Preparing and Cooking Blueberries

Prepare and cook blueberries

Preparing Blueberries

 

Rinse the berries under cool running water, then drain them and pick them over carefully to remove all stems, leaves, and hard (immature) or soft (over-ripe) berries.

 

What Happens When You Cook Blueberries

 

Cooking destroys some of the vitamin C in fresh blueberries and lets water-soluble B vitamins leach out. Cooked berries are likely to be mushy because heat dissolves the pectin inside.

 

Blueberries may also change color when cooked. The berries are colored with blue anthocyanin pigments. Ordinarily, anthocyanin-pigmented fruits and vegetables turn reddish in acids (lemon juice, vinegar) and deeper blue in bases (baking soda). But blueberries also contain yellow pigments (anthoxanthins). In a basic (alkaline) environments, as in a batter with too much baking soda, the yellow and blue pigments will combine, turning the blueberries greenish blue. Adding lemon juice to a blueberry pie stabilizes these pigments; it is a practical way to keep the berries a deep, dark reddish blue.

 

How Other Kinds of Processing Affect Blueberries

 

Canning and freezing. The intense heat used in canning the fruit or in blanching it before freezing reduces the vitamin C content of blueberries by half.

 

Medical Uses and/or Benefits of Blueberries

 

Reduced risk of heart disease, cancer, decline of brain function, and other diseases of aging.
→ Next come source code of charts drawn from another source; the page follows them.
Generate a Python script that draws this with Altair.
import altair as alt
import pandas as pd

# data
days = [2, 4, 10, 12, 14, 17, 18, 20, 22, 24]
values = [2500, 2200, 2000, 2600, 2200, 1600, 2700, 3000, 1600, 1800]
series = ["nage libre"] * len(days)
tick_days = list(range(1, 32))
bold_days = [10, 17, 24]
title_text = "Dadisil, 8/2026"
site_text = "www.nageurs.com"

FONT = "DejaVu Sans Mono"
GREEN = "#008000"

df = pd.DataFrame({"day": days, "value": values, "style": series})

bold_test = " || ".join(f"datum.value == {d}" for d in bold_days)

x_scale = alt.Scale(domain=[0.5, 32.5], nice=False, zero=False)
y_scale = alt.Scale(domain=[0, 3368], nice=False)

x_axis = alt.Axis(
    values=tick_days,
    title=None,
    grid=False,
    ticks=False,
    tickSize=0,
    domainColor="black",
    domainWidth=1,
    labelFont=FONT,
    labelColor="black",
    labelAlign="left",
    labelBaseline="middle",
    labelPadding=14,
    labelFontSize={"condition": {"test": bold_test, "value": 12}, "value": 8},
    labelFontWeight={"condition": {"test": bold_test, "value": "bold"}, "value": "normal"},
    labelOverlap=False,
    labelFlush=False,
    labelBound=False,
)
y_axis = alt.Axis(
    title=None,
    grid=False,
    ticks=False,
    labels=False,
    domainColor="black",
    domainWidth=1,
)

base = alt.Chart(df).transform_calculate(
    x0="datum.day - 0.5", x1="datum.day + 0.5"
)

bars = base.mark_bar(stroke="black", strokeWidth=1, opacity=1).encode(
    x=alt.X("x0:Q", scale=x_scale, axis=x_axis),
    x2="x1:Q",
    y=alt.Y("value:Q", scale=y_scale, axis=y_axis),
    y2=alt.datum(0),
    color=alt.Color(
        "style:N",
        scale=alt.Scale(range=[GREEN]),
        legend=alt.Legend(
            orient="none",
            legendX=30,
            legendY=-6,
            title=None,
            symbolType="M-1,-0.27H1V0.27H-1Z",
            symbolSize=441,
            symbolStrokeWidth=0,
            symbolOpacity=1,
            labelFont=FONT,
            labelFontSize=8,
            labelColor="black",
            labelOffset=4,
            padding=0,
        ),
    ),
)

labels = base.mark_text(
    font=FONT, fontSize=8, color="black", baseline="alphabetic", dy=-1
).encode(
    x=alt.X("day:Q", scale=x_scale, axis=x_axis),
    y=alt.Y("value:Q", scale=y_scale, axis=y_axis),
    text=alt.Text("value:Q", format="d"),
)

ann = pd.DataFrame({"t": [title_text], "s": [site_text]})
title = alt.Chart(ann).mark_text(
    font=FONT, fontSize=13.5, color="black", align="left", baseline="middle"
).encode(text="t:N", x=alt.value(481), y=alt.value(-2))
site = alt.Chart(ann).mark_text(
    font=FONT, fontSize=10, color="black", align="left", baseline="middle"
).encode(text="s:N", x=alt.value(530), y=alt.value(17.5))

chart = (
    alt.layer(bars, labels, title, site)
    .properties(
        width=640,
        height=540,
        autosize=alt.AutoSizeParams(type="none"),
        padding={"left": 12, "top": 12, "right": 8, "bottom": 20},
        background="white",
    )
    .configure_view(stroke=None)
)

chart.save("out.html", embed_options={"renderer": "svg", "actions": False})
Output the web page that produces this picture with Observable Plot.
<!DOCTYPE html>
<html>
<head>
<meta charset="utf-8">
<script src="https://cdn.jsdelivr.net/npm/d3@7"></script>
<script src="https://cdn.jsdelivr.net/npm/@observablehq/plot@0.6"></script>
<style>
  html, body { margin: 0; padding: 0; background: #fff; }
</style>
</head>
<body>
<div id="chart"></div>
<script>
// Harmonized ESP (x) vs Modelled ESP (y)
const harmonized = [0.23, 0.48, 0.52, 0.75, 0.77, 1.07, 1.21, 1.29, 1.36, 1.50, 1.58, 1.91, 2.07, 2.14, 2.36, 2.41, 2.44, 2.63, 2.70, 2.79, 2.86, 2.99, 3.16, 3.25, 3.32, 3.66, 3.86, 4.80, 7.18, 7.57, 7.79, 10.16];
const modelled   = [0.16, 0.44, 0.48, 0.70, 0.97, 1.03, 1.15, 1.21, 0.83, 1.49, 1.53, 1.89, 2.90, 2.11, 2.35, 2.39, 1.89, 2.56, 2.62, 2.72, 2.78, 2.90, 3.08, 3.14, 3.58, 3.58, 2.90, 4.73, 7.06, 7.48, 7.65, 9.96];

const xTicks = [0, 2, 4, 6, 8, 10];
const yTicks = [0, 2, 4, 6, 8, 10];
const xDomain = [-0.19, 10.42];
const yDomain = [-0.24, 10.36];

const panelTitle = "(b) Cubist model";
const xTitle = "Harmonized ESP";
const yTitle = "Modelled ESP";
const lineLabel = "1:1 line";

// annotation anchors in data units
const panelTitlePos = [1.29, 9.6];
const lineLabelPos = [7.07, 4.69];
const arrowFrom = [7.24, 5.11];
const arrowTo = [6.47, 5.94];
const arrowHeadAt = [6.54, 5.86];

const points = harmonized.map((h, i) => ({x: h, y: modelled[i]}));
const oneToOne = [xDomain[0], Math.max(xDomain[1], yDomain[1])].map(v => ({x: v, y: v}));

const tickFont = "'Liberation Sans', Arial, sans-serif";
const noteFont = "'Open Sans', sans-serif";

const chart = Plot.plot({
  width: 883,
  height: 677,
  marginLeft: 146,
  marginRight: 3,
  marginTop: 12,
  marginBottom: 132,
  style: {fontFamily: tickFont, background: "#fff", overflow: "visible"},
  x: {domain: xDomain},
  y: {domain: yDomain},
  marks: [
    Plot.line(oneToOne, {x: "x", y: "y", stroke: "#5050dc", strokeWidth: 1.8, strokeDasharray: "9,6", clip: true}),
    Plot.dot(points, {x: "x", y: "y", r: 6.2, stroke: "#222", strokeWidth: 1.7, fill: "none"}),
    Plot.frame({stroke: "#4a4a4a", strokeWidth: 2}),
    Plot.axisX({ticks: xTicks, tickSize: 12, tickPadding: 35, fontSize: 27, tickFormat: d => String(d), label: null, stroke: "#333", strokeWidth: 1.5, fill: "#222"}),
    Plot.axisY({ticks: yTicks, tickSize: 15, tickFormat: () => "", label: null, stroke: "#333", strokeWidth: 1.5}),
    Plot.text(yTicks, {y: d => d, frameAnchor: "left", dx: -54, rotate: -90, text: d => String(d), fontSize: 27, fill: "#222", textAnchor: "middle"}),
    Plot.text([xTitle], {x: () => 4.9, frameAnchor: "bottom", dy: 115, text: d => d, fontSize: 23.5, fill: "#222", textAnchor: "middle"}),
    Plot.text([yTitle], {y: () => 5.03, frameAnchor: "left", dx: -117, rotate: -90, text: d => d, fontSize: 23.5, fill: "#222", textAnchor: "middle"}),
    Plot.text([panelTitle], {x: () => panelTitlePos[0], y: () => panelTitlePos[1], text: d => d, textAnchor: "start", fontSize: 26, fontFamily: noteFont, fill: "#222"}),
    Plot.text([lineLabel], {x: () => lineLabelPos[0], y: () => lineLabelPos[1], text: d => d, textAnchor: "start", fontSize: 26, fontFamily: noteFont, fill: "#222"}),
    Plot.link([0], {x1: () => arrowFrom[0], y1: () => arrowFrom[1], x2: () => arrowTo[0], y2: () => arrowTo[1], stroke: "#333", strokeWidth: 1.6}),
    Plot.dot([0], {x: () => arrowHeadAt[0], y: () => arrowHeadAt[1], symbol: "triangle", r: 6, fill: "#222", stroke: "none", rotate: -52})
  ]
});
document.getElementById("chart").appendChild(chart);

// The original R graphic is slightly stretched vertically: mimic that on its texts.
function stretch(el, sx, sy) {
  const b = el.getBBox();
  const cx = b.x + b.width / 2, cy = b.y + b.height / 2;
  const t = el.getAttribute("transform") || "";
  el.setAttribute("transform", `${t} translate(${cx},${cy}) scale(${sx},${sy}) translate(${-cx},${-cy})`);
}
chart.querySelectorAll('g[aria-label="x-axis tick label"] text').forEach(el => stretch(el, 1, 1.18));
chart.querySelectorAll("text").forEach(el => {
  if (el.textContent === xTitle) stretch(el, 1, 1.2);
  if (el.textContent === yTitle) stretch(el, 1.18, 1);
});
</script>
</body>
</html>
Antioxidants, such as vitamin C, prevent free radicals, fragments of molecules, from hooking up with other fragments to produce compounds that damage body cells and may cause heart disease, cancer, memory loss, and other conditions associated with aging or damaged cells.

 

In 1996, researchers at the USDA Jean Mayer Human Nutrition Research Center on Aging at Tufts University (Boston) showed that, ounce for ounce, blueberries, spinach, and strawberries were the most potent antioxidants of 40 foods tested.

 

In a second series of studies the following year, the scientists fed aging rats a diet of chow alone or chow plus extract of blueberries, strawberries, or spinach. In the end, the diet with added blueberry extract was most effective in slowing oxygen-related changes. NOTE: The antioxidant ranking of these foods may vary depending on growing conditions, season, and other variables.

 

Urinary antiseptic. A 1991 study at the Weizmann Institute of Science (Israel) suggests that blueberries, like CRANBERRIES, contain a compound that inhibits the ability of Escherichia coli, a bacteria commonly linked to urinary infections, to stick to the wall of the bladder. If it cannot cling to cell walls, the bacteria will not cause an infection. This discovery lends some support to folk medicine, but how the berries work, how well they work, or in what "dosages" remains to be proven.

 

Adverse Effects Associated with Blueberries

 

Allergic reaction. Hives and angiodemea (swelling of the face, lips, and eyes) are common allergic responses to berries, virtually all of which have been reported to trigger these reactions. According to the Merck Manual, berries are one of the 12 foods most likely to trigger classic food allergy symptoms. The others are chocolate, corn, eggs, fish, legumes (peas, lima beans, peanuts, soybeans), milk, nuts, peaches, pork, shellfish, and wheat.